-------- Source excerpt --------

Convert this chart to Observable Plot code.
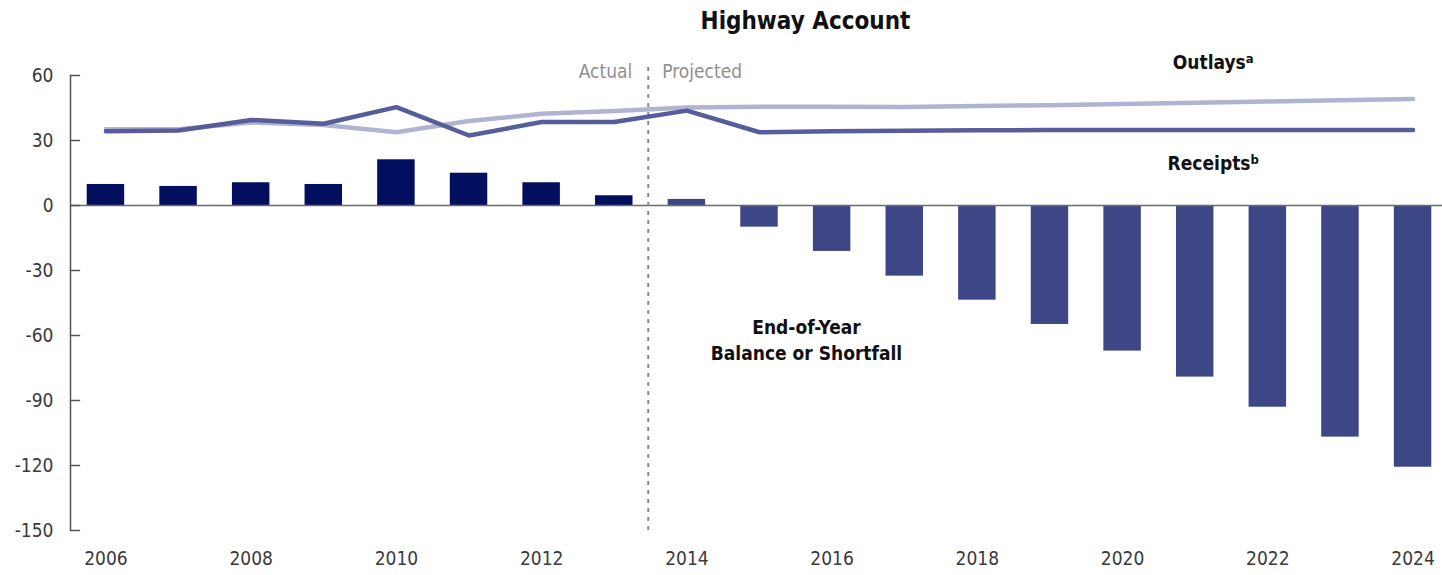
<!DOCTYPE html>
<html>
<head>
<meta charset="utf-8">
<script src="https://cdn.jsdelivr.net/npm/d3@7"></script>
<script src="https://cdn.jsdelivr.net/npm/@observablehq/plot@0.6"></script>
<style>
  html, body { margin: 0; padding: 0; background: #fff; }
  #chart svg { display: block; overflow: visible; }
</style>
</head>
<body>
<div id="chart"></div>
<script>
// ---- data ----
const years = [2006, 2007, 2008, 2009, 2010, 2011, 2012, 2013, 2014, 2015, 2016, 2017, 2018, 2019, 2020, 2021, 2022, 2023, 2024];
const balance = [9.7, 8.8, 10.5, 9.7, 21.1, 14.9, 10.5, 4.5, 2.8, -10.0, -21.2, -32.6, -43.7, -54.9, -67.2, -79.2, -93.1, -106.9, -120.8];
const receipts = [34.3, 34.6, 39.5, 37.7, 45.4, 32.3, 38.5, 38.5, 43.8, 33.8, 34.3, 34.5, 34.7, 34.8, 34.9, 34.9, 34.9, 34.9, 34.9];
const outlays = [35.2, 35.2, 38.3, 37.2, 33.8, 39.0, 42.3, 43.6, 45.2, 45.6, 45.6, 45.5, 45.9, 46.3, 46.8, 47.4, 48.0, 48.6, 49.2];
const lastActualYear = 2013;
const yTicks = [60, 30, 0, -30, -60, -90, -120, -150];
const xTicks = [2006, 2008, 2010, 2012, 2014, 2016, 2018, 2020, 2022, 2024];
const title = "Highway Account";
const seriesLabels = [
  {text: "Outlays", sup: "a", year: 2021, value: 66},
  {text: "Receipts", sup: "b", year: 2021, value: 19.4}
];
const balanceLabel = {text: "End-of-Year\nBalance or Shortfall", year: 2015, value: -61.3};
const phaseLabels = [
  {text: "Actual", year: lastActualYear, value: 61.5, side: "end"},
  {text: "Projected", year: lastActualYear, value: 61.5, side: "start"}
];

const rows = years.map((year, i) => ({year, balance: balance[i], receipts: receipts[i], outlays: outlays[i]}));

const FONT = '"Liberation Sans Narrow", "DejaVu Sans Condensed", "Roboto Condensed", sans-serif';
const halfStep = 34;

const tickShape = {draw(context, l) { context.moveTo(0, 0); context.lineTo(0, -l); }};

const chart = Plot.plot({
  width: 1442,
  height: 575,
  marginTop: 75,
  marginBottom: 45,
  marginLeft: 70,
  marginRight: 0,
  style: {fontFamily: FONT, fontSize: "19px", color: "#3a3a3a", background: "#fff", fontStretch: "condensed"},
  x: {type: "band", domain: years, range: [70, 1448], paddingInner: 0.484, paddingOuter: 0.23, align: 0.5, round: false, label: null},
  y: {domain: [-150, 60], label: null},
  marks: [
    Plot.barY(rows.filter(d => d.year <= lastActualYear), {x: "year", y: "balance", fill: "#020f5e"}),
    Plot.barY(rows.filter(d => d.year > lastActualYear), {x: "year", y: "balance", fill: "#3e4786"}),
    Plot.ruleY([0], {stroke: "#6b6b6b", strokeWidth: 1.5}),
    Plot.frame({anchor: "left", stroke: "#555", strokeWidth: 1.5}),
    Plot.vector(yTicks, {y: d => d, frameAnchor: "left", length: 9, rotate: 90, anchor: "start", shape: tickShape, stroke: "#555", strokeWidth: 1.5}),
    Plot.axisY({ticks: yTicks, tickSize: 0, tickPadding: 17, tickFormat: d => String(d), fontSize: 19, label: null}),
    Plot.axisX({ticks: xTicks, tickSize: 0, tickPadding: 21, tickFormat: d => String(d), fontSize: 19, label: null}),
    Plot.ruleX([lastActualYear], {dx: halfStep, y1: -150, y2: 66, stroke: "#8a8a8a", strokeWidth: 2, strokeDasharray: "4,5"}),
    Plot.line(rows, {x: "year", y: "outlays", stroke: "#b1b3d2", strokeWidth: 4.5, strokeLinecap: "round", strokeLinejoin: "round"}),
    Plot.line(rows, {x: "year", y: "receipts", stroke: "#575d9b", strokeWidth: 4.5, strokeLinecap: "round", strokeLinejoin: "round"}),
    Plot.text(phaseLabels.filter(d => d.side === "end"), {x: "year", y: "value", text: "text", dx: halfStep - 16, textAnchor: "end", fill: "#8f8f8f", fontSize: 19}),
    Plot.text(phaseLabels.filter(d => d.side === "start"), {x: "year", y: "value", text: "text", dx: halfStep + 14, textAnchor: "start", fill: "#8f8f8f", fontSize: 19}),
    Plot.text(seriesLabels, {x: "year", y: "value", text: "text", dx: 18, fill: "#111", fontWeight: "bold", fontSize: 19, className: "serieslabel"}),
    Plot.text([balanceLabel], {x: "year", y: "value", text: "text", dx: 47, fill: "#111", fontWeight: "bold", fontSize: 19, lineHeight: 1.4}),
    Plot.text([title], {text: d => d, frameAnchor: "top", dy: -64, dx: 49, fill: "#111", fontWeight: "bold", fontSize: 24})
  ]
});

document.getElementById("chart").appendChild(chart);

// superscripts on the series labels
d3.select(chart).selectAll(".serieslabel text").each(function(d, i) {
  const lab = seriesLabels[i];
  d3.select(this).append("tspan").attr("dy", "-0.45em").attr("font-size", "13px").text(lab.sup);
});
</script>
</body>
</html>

--------

What you have to do ::
Quote, please, every line of the material above from its start through the line that has "0); context.lineTo(0, -l);", reproducing the words exactly and dropping any images.

Reply ::
Convert this chart to Observable Plot code.
<!DOCTYPE html>
<html>
<head>
<meta charset="utf-8">
<script src="https://cdn.jsdelivr.net/npm/d3@7"></script>
<script src="https://cdn.jsdelivr.net/npm/@observablehq/plot@0.6"></script>
<style>
  html, body { margin: 0; padding: 0; background: #fff; }
  #chart svg { display: block; overflow: visible; }
</style>
</head>
<body>
<div id="chart"></div>
<script>
// ---- data ----
const years = [2006, 2007, 2008, 2009, 2010, 2011, 2012, 2013, 2014, 2015, 2016, 2017, 2018, 2019, 2020, 2021, 2022, 2023, 2024];
const balance = [9.7, 8.8, 10.5, 9.7, 21.1, 14.9, 10.5, 4.5, 2.8, -10.0, -21.2, -32.6, -43.7, -54.9, -67.2, -79.2, -93.1, -106.9, -120.8];
const receipts = [34.3, 34.6, 39.5, 37.7, 45.4, 32.3, 38.5, 38.5, 43.8, 33.8, 34.3, 34.5, 34.7, 34.8, 34.9, 34.9, 34.9, 34.9, 34.9];
const outlays = [35.2, 35.2, 38.3, 37.2, 33.8, 39.0, 42.3, 43.6, 45.2, 45.6, 45.6, 45.5, 45.9, 46.3, 46.8, 47.4, 48.0, 48.6, 49.2];
const lastActualYear = 2013;
const yTicks = [60, 30, 0, -30, -60, -90, -120, -150];
const xTicks = [2006, 2008, 2010, 2012, 2014, 2016, 2018, 2020, 2022, 2024];
const title = "Highway Account";
const seriesLabels = [
  {text: "Outlays", sup: "a", year: 2021, value: 66},
  {text: "Receipts", sup: "b", year: 2021, value: 19.4}
];
const balanceLabel = {text: "End-of-Year\nBalance or Shortfall", year: 2015, value: -61.3};
const phaseLabels = [
  {text: "Actual", year: lastActualYear, value: 61.5, side: "end"},
  {text: "Projected", year: lastActualYear, value: 61.5, side: "start"}
];

const rows = years.map((year, i) => ({year, balance: balance[i], receipts: receipts[i], outlays: outlays[i]}));

const FONT = '"Liberation Sans Narrow", "DejaVu Sans Condensed", "Roboto Condensed", sans-serif';
const halfStep = 34;

const tickShape = {draw(context, l) { context.moveTo(0, 0); context.lineTo(0, -l); }};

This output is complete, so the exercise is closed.